Sioux Falls, South Dakota-based Sanford Health is part of the AMA Health System Program, which provides enterprise solutions to equip leadership, physicians and care teams with resources to help drive the future of medicine. The health system has proactively addressed burnout, focusing on three well-being priorities: engagement, resiliency and leadership.
The Sanford Health Summit on the Future of Rural Health Care brought together health system CEOs, industry experts, prominent tech leaders and front-line caregivers for candid, wide-ranging conversations about the future of rural health care.
“If we don't come at these things systematically, which is what the AMA Recovery Plan for America's Physicians is all about, we are going to be in a real, real pickle,” Dr. Ehrenfeld said. (Watch his conversation with Dr. Garcia, and check out this playlist of other sessions from the Sanford Summit on the Future of Rural Health Care.)
Far too many American physicians experience burnout. That's why the AMA develops resources that prioritize well-being and highlight workflow changes so physicians can focus on what matters—patient care.
Improve workflows, remove burdens
COVID-19 significantly affected physician well-being. Post-pandemic data show “unprecedented levels of burnout,” noted Dr. Garcia. Up to 60% of physicians suffer from burnout; 25% are depressed, and 9% have declared suicidal thoughts. Two in five physicians have considered leaving the medical field, he added.
“The problem's not with the physician—the problem is the systems that we work in,” Dr. Ehrenfeld noted. It’s about administrative waste and poor organization.
Scrapping our entire health system to remove the inefficiencies is too daunting, he continued. Instead, the profession needs to think about peeling away these infrastructure problems; reengineering workflow and leveraging technologies to make things easier, he urged.
This involves doing pre-visit work to make sure that medication reconciliation isn’t a burdensome afterthought, but something that works for the team and works for the patient.

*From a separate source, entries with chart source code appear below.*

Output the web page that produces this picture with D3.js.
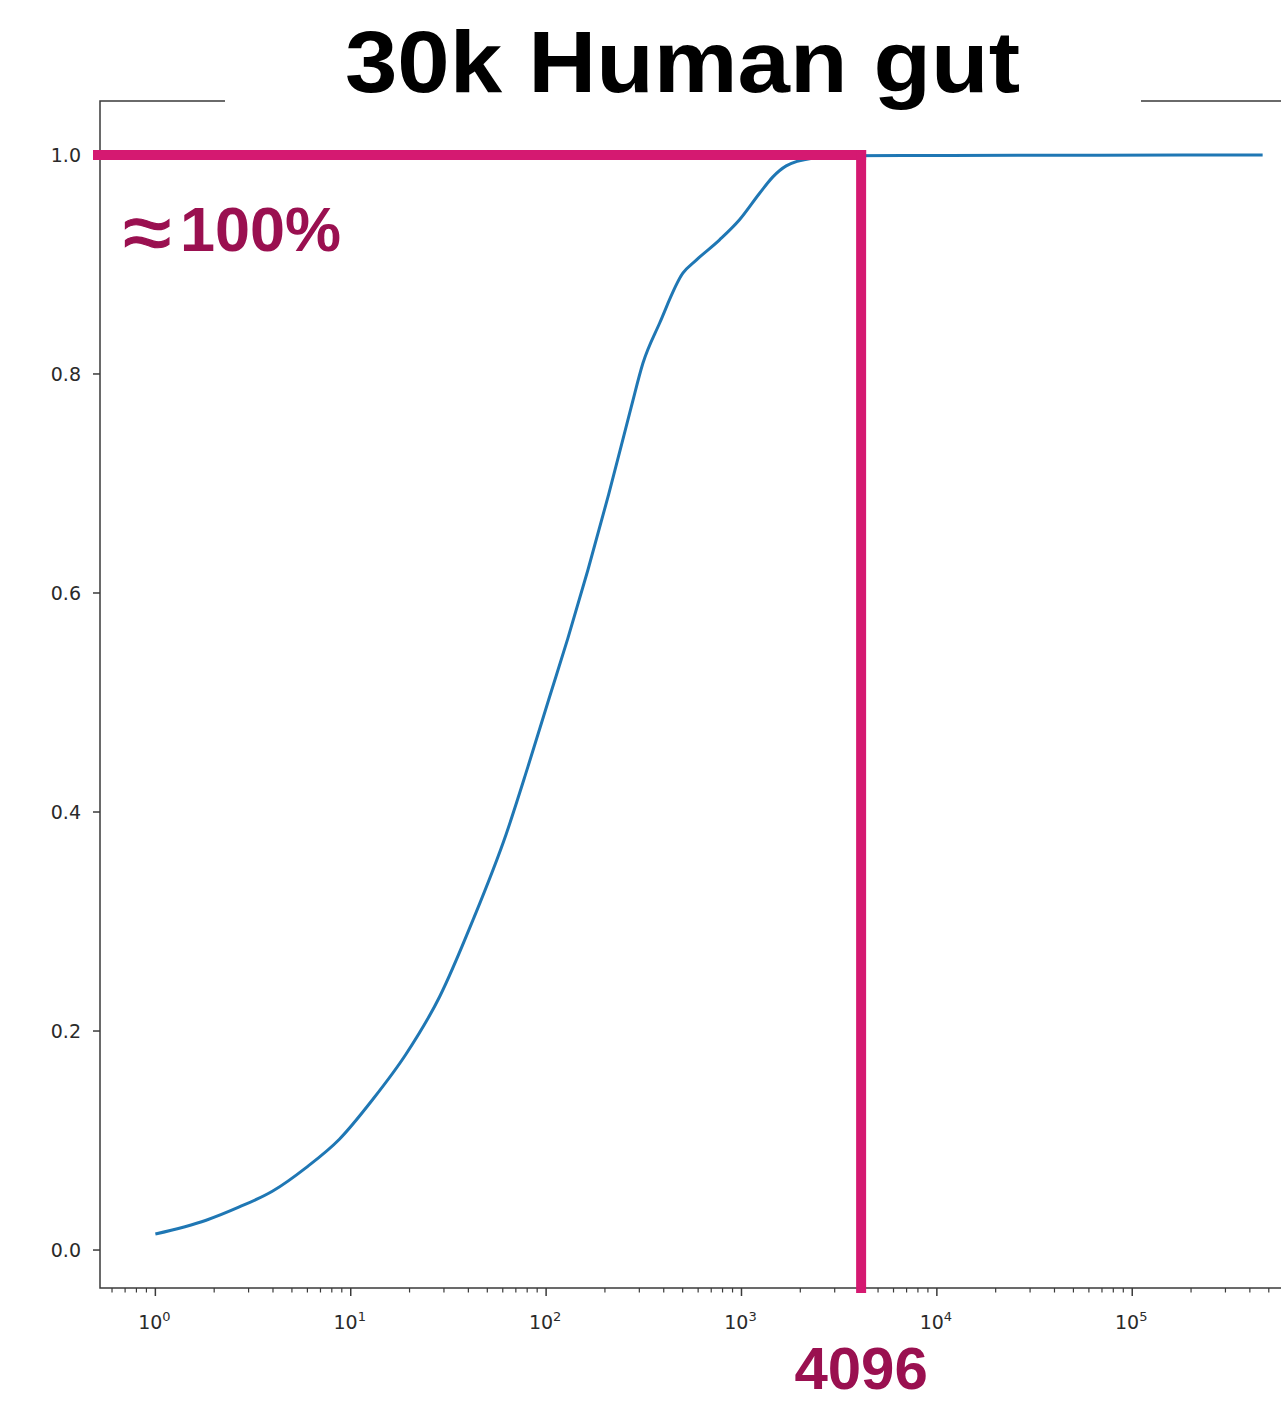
<!DOCTYPE html>
<html>
<head>
<meta charset="utf-8">
<script src="https://cdn.jsdelivr.net/npm/d3@7"></script>
<style>
  html, body { margin: 0; padding: 0; background: #fff; }
  svg { display: block; overflow: hidden; }
</style>
</head>
<body>
<div id="chart"></div>
<script>
// Cumulative fraction of proteins covered vs. cluster size (log x axis)
const sizes = [1, 1.82, 2.69, 3.99, 5.91, 8.75, 12.96, 19.2, 28.5, 42.1, 62.5, 80.6, 104.1,
  129.2, 163.5, 209, 272.8, 312.9, 380.8, 501, 586.8, 772.7, 977, 1238, 1448, 1694, 2300,
  3441, 11600, 68100, 465000];
const fractions = [0.0146, 0.0272, 0.0393, 0.0539, 0.0753, 0.1012, 0.1375, 0.1790, 0.2313,
  0.3008, 0.380, 0.441, 0.505, 0.5586, 0.6208, 0.690, 0.770, 0.8098, 0.8463, 0.892, 0.904,
  0.9225, 0.9408, 0.965, 0.980, 0.990, 0.997, 0.9993, 0.9995, 0.9998, 1.0];

const xTickExponents = [0, 1, 2, 3, 4, 5];
const yTickValues = [0.0, 0.2, 0.4, 0.6, 0.8, 1.0];
const yTickLabels = ["0.0", "0.2", "0.4", "0.6", "0.8", "1.0"];

const titleText = "30k Human gut";
const thresholdSize = 4096;
const thresholdLabel = "4096";
const coverageValue = 1.0;
const coverageSymbol = "\u2248";
const coverageLabel = "100%";

const W = 1281, H = 1401;
const plot = { left: 100, top: 101, right: 1318, bottom: 1288 };

const svg = d3.select("#chart").append("svg")
  .attr("width", W).attr("height", H)
  .attr("viewBox", `0 0 ${W} ${H}`);

// Axis limits with a 5% margin around the data
const lx0 = Math.log10(d3.min(sizes)), lx1 = Math.log10(d3.max(sizes));
const mx = (lx1 - lx0) * 0.05;
const x = d3.scaleLog()
  .domain([Math.pow(10, lx0 - mx), Math.pow(10, lx1 + mx)])
  .range([plot.left, plot.right]);

const y0 = d3.min(fractions), y1 = d3.max(fractions);
const my = (y1 - y0) * 0.05;
const y = d3.scaleLinear()
  .domain([y0 - my, y1 + my])
  .range([plot.bottom, plot.top]);

const spineColor = "#3a3a3a";
const tickColor = "#3a3a3a";
const labelColor = "#2a2a2a";

// Minor ticks on the log axis
const minor = [];
for (let e = -1; e <= 6; e++) {
  for (let m = 2; m <= 9; m++) {
    const v = m * Math.pow(10, e);
    if (v >= x.domain()[0] && v <= x.domain()[1]) minor.push(v);
  }
}
svg.append("g").selectAll("line").data(minor).join("line")
  .attr("x1", d => x(d)).attr("x2", d => x(d))
  .attr("y1", plot.bottom).attr("y2", plot.bottom + 4.5)
  .attr("stroke", tickColor).attr("stroke-width", 1.2);

// Major x ticks + labels 10^n
const xMaj = svg.append("g");
xMaj.selectAll("line").data(xTickExponents).join("line")
  .attr("x1", d => x(Math.pow(10, d))).attr("x2", d => x(Math.pow(10, d)))
  .attr("y1", plot.bottom).attr("y2", plot.bottom + 8)
  .attr("stroke", tickColor).attr("stroke-width", 1.5);
const xl = xMaj.selectAll("text").data(xTickExponents).join("text")
  .attr("x", d => x(Math.pow(10, d)) - 1)
  .attr("y", 1329)
  .attr("text-anchor", "middle")
  .attr("font-family", "DejaVu Sans, sans-serif")
  .attr("fill", labelColor);
xl.append("tspan").attr("font-size", 19).text("10");
xl.append("tspan").attr("font-size", 13).attr("dy", -8).text(d => d);

// Y ticks + labels
const yAx = svg.append("g");
yAx.selectAll("line").data(yTickValues).join("line")
  .attr("x1", plot.left - 7).attr("x2", plot.left)
  .attr("y1", d => y(d)).attr("y2", d => y(d))
  .attr("stroke", tickColor).attr("stroke-width", 1.5);
yAx.selectAll("text").data(yTickValues).join("text")
  .attr("x", plot.left - 19)
  .attr("y", d => y(d))
  .attr("dy", "0.36em")
  .attr("text-anchor", "end")
  .attr("font-family", "DejaVu Sans, sans-serif")
  .attr("font-size", 19)
  .attr("fill", labelColor)
  .text((d, i) => yTickLabels[i]);

// Curve
const line = d3.line()
  .x((d, i) => x(sizes[i]))
  .y(d => y(d))
  .curve(d3.curveMonotoneX);
svg.append("path")
  .datum(fractions)
  .attr("d", line)
  .attr("fill", "none")
  .attr("stroke", "#1f77b4")
  .attr("stroke-width", 3)
  .attr("stroke-linejoin", "round")
  .attr("stroke-linecap", "butt");

// Axes frame
svg.append("rect")
  .attr("x", plot.left).attr("y", plot.top)
  .attr("width", plot.right - plot.left).attr("height", plot.bottom - plot.top)
  .attr("fill", "none").attr("stroke", spineColor).attr("stroke-width", 1.5);

// Threshold annotation lines
const annoColor = "#d51971";
const textColor = "#9a1050";
const hx = x(thresholdSize), hy = y(coverageValue);
svg.append("line")
  .attr("x1", plot.left - 7).attr("x2", hx + 5)
  .attr("y1", hy).attr("y2", hy)
  .attr("stroke", annoColor).attr("stroke-width", 10);
svg.append("line")
  .attr("x1", hx).attr("x2", hx)
  .attr("y1", hy - 5).attr("y2", plot.bottom + 5)
  .attr("stroke", annoColor).attr("stroke-width", 10);

const cov = svg.append("text")
  .attr("x", 123).attr("y", 251)
  .attr("font-family", "Liberation Sans, Arial, Helvetica, sans-serif")
  .attr("fill", textColor);
cov.append("tspan").attr("y", 262).attr("font-size", 88).attr("font-weight", 400)
  .attr("stroke", textColor).attr("stroke-width", 1.2)
  .text(coverageSymbol);
cov.append("tspan").attr("x", 180).attr("y", 251).attr("font-size", 63).attr("font-weight", 700)
  .text(coverageLabel);

svg.append("text")
  .attr("x", hx).attr("y", 1389)
  .attr("text-anchor", "middle")
  .attr("font-family", "Liberation Sans, Arial, Helvetica, sans-serif")
  .attr("font-size", 60).attr("font-weight", 700)
  .attr("fill", textColor)
  .text(thresholdLabel);

// Title on a white band over the top spine
svg.append("rect")
  .attr("x", 225).attr("y", 0).attr("width", 1141 - 225).attr("height", plot.top + 3)
  .attr("fill", "#fff");
svg.append("text")
  .attr("x", 345).attr("y", 92)
  .attr("font-family", "Liberation Sans, Arial, Helvetica, sans-serif")
  .attr("font-size", 88).attr("font-weight", 700)
  .attr("textLength", 675).attr("lengthAdjust", "spacingAndGlyphs")
  .attr("fill", "#000")
  .text(titleText);
</script>
</body>
</html>
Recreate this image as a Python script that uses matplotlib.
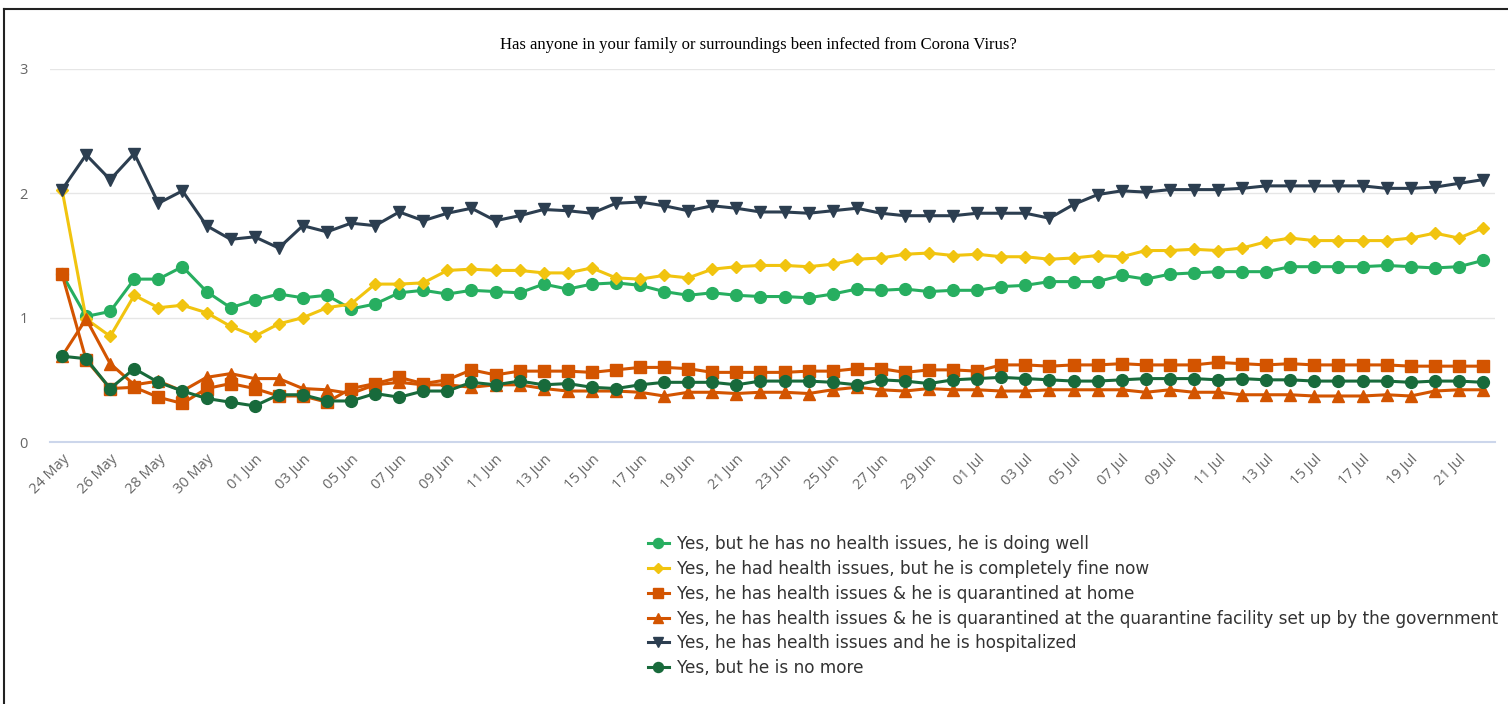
import matplotlib
matplotlib.use("Agg")
import matplotlib.pyplot as plt
import pandas as pd
from matplotlib.lines import Line2D

TITLE = "Has anyone in your family or surroundings been infected from Corona Virus?"

dates = pd.date_range("2020-05-24", "2020-07-22", freq="D")

tick_labels = [
    "24 May", "26 May", "28 May", "30 May", "01 Jun", "03 Jun", "05 Jun", "07 Jun",
    "09 Jun", "11 Jun", "13 Jun", "15 Jun", "17 Jun", "19 Jun", "21 Jun", "23 Jun",
    "25 Jun", "27 Jun", "29 Jun", "01 Jul", "03 Jul", "05 Jul", "07 Jul", "09 Jul",
    "11 Jul", "13 Jul", "15 Jul", "17 Jul", "19 Jul", "21 Jul",
]

labels = [
    "Yes, but he has no health issues, he is doing well",
    "Yes, he had health issues, but he is completely fine now",
    "Yes, he has health issues & he is quarantined at home",
    "Yes, he has health issues & he is quarantined at the quarantine facility set up by the government",
    "Yes, he has health issues and he is hospitalized",
    "Yes, but he is no more",
]

doing_well = [
    1.35, 1.01, 1.05, 1.31, 1.31, 1.41, 1.21, 1.08,
    1.14, 1.19, 1.16, 1.18, 1.07, 1.11, 1.20, 1.22, 1.19, 1.22,
    1.21, 1.20, 1.27, 1.23, 1.27, 1.28, 1.26, 1.21, 1.18, 1.20,
    1.18, 1.17, 1.17, 1.16, 1.19, 1.23, 1.22, 1.23, 1.21, 1.22,
    1.22, 1.25, 1.26, 1.29, 1.29, 1.29, 1.34, 1.31, 1.35, 1.36,
    1.37, 1.37, 1.37, 1.41, 1.41, 1.41, 1.41, 1.42, 1.41, 1.40,
    1.41, 1.46,
]
fine_now = [
    2.03, 0.99, 0.85, 1.18, 1.08, 1.10, 1.04, 0.93,
    0.85, 0.95, 1.00, 1.08, 1.11, 1.27, 1.27, 1.28, 1.38, 1.39,
    1.38, 1.38, 1.36, 1.36, 1.40, 1.32, 1.31, 1.34, 1.32, 1.39,
    1.41, 1.42, 1.42, 1.41, 1.43, 1.47, 1.48, 1.51, 1.52, 1.50,
    1.51, 1.49, 1.49, 1.47, 1.48, 1.50, 1.49, 1.54, 1.54, 1.55,
    1.54, 1.56, 1.61, 1.64, 1.62, 1.62, 1.62, 1.62, 1.64, 1.68,
    1.64, 1.72,
]
quarantined_home = [
    1.35, 0.66, 0.43, 0.44, 0.36, 0.31, 0.43, 0.47,
    0.43, 0.37, 0.37, 0.32, 0.43, 0.47, 0.52, 0.47, 0.50, 0.58,
    0.54, 0.57, 0.57, 0.57, 0.56, 0.58, 0.60, 0.60, 0.59, 0.56,
    0.56, 0.56, 0.56, 0.57, 0.57, 0.59, 0.59, 0.56, 0.58, 0.58,
    0.57, 0.62, 0.62, 0.61, 0.62, 0.62, 0.63, 0.62, 0.62, 0.62,
    0.64, 0.63, 0.62, 0.63, 0.62, 0.62, 0.62, 0.62, 0.61, 0.61,
    0.61, 0.61,
]
quarantined_facility = [
    0.69, 0.99, 0.63, 0.46, 0.49, 0.41, 0.52, 0.55,
    0.51, 0.51, 0.43, 0.42, 0.39, 0.46, 0.48, 0.46, 0.46, 0.44,
    0.46, 0.46, 0.43, 0.41, 0.41, 0.41, 0.40, 0.37, 0.40, 0.40,
    0.39, 0.40, 0.40, 0.39, 0.42, 0.44, 0.42, 0.41, 0.43, 0.42,
    0.42, 0.41, 0.41, 0.42, 0.42, 0.42, 0.42, 0.40, 0.42, 0.40,
    0.40, 0.38, 0.38, 0.38, 0.37, 0.37, 0.37, 0.38, 0.37, 0.41,
    0.42, 0.42,
]
hospitalized = [
    2.03, 2.31, 2.11, 2.32, 1.92, 2.02, 1.74, 1.63,
    1.65, 1.56, 1.74, 1.69, 1.76, 1.74, 1.85, 1.78, 1.84, 1.88,
    1.78, 1.82, 1.87, 1.86, 1.84, 1.92, 1.93, 1.90, 1.86, 1.90,
    1.88, 1.85, 1.85, 1.84, 1.86, 1.88, 1.84, 1.82, 1.82, 1.82,
    1.84, 1.84, 1.84, 1.80, 1.91, 1.99, 2.02, 2.01, 2.03, 2.03,
    2.03, 2.04, 2.06, 2.06, 2.06, 2.06, 2.06, 2.04, 2.04, 2.05,
    2.08, 2.11,
]
no_more = [
    0.69, 0.67, 0.43, 0.59, 0.48, 0.41, 0.35, 0.32,
    0.29, 0.38, 0.38, 0.33, 0.33, 0.39, 0.36, 0.41, 0.41, 0.48,
    0.46, 0.49, 0.46, 0.47, 0.44, 0.43, 0.46, 0.48, 0.48, 0.48,
    0.46, 0.49, 0.49, 0.49, 0.48, 0.46, 0.50, 0.49, 0.47, 0.50,
    0.51, 0.52, 0.51, 0.50, 0.49, 0.49, 0.50, 0.51, 0.51, 0.51,
    0.50, 0.51, 0.50, 0.50, 0.49, 0.49, 0.49, 0.49, 0.48, 0.49,
    0.49, 0.48,
]

series = [doing_well, fine_now, quarantined_home, quarantined_facility, hospitalized, no_more]
colors = ["#27ae60", "#f1c40f", "#d35400", "#d35400", "#2c3e50", "#186a3b"]
markers = ["o", "D", "s", "^", "v", "o"]
sizes = [8.5, 6.5, 8.5, 8.5, 8.5, 8.5]

fig = plt.figure(figsize=(15.08, 7.04), dpi=100)
ax = fig.add_axes([50 / 1508, 1 - 442 / 704, 1445 / 1508, 373 / 704])

for vals, lab, c, m, s in zip(series, labels, colors, markers, sizes):
    ax.plot(dates, vals, color=c, marker=m, markersize=s, linewidth=2.2, label=lab)

ax.set_ylim(0, 3)
ax.set_xlim(dates[0] - pd.Timedelta(hours=12), dates[-1] + pd.Timedelta(hours=12))
ax.set_yticks([0, 1, 2, 3])
ax.set_xticks(dates[::2])
ax.set_xticklabels(tick_labels, rotation=45, ha="right", rotation_mode="anchor")
ax.tick_params(axis="both", length=0, colors="#666666", labelsize=10.5)
ax.tick_params(axis="y", pad=16)
ax.tick_params(axis="x", pad=7)
for lbl in ax.get_xticklabels() + ax.get_yticklabels():
    lbl.set_family("Open Sans")
ax.grid(axis="y", color="#e6e6e6", linewidth=1)
ax.set_axisbelow(True)
for side in ["top", "right", "left"]:
    ax.spines[side].set_visible(False)
ax.spines["bottom"].set_color("#ccd6eb")
ax.spines["bottom"].set_linewidth(1.5)

fig.text(0.503, 1 - 45 / 704, TITLE, ha="center", va="center",
         family="Liberation Serif", fontsize=12, color="#000000")

fig.legend(loc="upper left", bbox_to_anchor=(633 / 1508, 1 - 520 / 704),
           frameon=False, handlelength=1.2, handletextpad=0.5,
           labelspacing=0.4, prop={"family": "DejaVu Sans", "size": 12.2},
           labelcolor="#333333", markerscale=0.85)

# container border (left and top)
fig.add_artist(Line2D([4 / 1508, 4 / 1508], [0, 1 - 9 / 704], color="#222222", linewidth=1.5))
fig.add_artist(Line2D([4 / 1508, 1], [1 - 9 / 704, 1 - 9 / 704], color="#222222", linewidth=1.5))

fig.savefig("out.png", dpi=100)
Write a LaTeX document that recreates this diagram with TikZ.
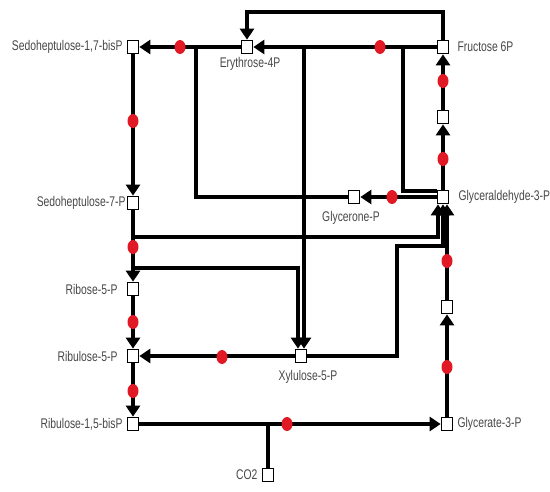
\documentclass[tikz,border=0pt]{standalone}
\usepackage{fontspec}
\setmainfont{Liberation Sans}[FakeStretch=0.74]
\usepackage{tikz}
\usetikzlibrary{arrows.meta,positioning}
\definecolor{dotred}{rgb}{0.88,0.1,0.14}
\definecolor{labgray}{rgb}{0.28,0.28,0.28}

\begin{document}
\begin{tikzpicture}[x=1pt,y=-1pt,
  met/.style={draw,fill=white,line width=1.7pt,minimum width=11pt,minimum height=13pt,inner sep=0pt},
  lab/.style={font=\fontsize{14}{15}\selectfont,text=labgray,inner sep=1pt},
  rxn/.style={line width=\medline},
  rarr/.style={line width=\medline,-{Triangle[width=14pt,length=11pt]}}]

\useasboundingbox (0,0) rectangle (550,491);

\def\medline{3.6pt}
\def\dotw{5.5}
\def\doth{7}

% metabolites
\node[met] (s17) at (133,47) {};
\node[met] (e4p) at (247,47) {};
\node[met] (f6p) at (443,47) {};
\node[met] (fbp) at (443,117) {};
\node[met] (gap) at (443,197) {};
\node[met] (dhap) at (354,197) {};
\node[met] (s7p) at (133,203) {};
\node[met] (r5p) at (133,289) {};
\node[met] (ru5p) at (133,356) {};
\node[met] (x5p) at (301,356) {};
\node[met] (rubp) at (133,424) {};
\node[met] (g3p) at (447,424) {};
\node[met] (bpg) at (447,307) {};
\node[met] (co2) at (268,475) {};

\node[lab,left=3pt of s17] (s17l) {Sedoheptulose-1,7-bisP};
\node[lab,below=2pt of e4p,xshift=3pt] (e4pl) {Erythrose-4P};
\node[lab,right=7pt of f6p] (f6pl) {Fructose 6P};
\node[lab,right=8pt of gap] (gapl) {Glyceraldehyde-3-P};
\node[lab,below=6pt of dhap,xshift=-3pt] (dhapl) {Glycerone-P};
\node[lab,left=0pt of s7p] (s7pl) {Sedoheptulose-7-P};
\node[lab,left=8pt of r5p] (r5pl) {Ribose-5-P};
\node[lab,left=8pt of ru5p] (ru5pl) {Ribulose-5-P};
\node[lab,below=6pt of x5p,xshift=7pt] (x5pl) {Xylulose-5-P};
\node[lab,left=3pt of rubp] (rubpl) {Ribulose-1,5-bisP};
\node[lab,right=3pt of g3p] (g3pl) {Glycerate-3-P};
\node[lab,left=3pt of co2] (co2l) {CO2};

% branch points
\coordinate (top) at (345,12);
\coordinate (j1) at (196,47);
\coordinate (j2) at (304,47);
\coordinate (j3) at (403,47);
\coordinate (j4) at (133,237);
\coordinate (j5) at (133,268);
\coordinate (j6) at (397,246);
\coordinate (j7) at (268,424);

% reactions
\draw[rarr] (f6p.north) |- (top) -| (e4p.north);
\draw[rarr] (f6p) -- (e4p);
\draw[rarr] (e4p) -- (s17);
\draw[rxn] (j1) |- (dhap);
\draw[rarr] (j2) -- ([xshift=3pt]x5p.north);
\draw[rxn] (j3) |- ([yshift=6pt]gap.west);
\draw[rarr] (gap) -- (dhap);
\draw[rarr] (s17) -- (s7p);
\draw[rarr] (s7p) -- (r5p);
\draw[rarr] (j4) -| ([xshift=-5pt]gap.south);
\draw[rarr] (j5) -| ([xshift=-3pt]x5p.north);
\draw[rarr] (r5p) -- (ru5p);
\draw[rarr] (ru5p) -- (rubp);
\draw[rarr] (x5p) -- (ru5p);
\draw[rarr] (x5p) -| (j6) -| (gap.south);
\draw[rarr] (rubp) -- (g3p);
\draw[rxn] (co2) -- (j7);
\draw[rarr] (g3p) -- (bpg);
\draw[rarr] (bpg) -- (bpg |- gap.south);
\draw[rarr] (gap) -- (fbp);
\draw[rarr] (fbp) -- (f6p);

% enzymes
\foreach \x/\y in {380/47,180/47,133/121,133/247,133/322,133/391,222/357,392/197,287/424,447/367,447/261,443/159,443/81}
{
\fill[dotred] (\x,\y) ellipse [x radius=\dotw, y radius=\doth];
}

\end{tikzpicture}
\end{document}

“The AMA has been working to try to support systems and practices large and small in doing this,” said Dr. Ehrenfeld. AMA STEPS Forward® toolkits, for example, educate systems and practices on how to do things in a systematic way to optimize care.
Sanford Health earned gold level recognition in the AMA Joy in Medicine™ Health System Recognition Program this year. Learn how the health system keeps pressing on to prevent doctor burnout.
AI can boost workflow capacity
Technology is a key part of reimagining care. Health systems are making creative use of AI.
A small box the size of a speaker has made it easy to screen patients with diabetes for diabetic retinopathy, for example. A primary care office could use it.
“Suddenly, you can screen, endlessly, every diabetic patient in America for diabetic retinopathy. And then it means your ophthalmologists only need to see the patients with the disease. That's how you reimagine a workflow to scale capacity using the technologies,” said Dr. Ehrenfeld.
Unfortunately, too much IT is developed without physicians’ insight and involvement—with adverse consequences for doctors and for patient care.
“We need these things to work better for all of us. We need them to contribute to solving the problems, not making them worse. But that requires, obviously, our voice and clinical insights to be present throughout the technology design cycle,” he said, highlighting the AMA Physician Innovation Network and Health2047, the Silicon Valley-based subsidiary of the AMA created to overcome systemic dysfunction in the U.S. health care system.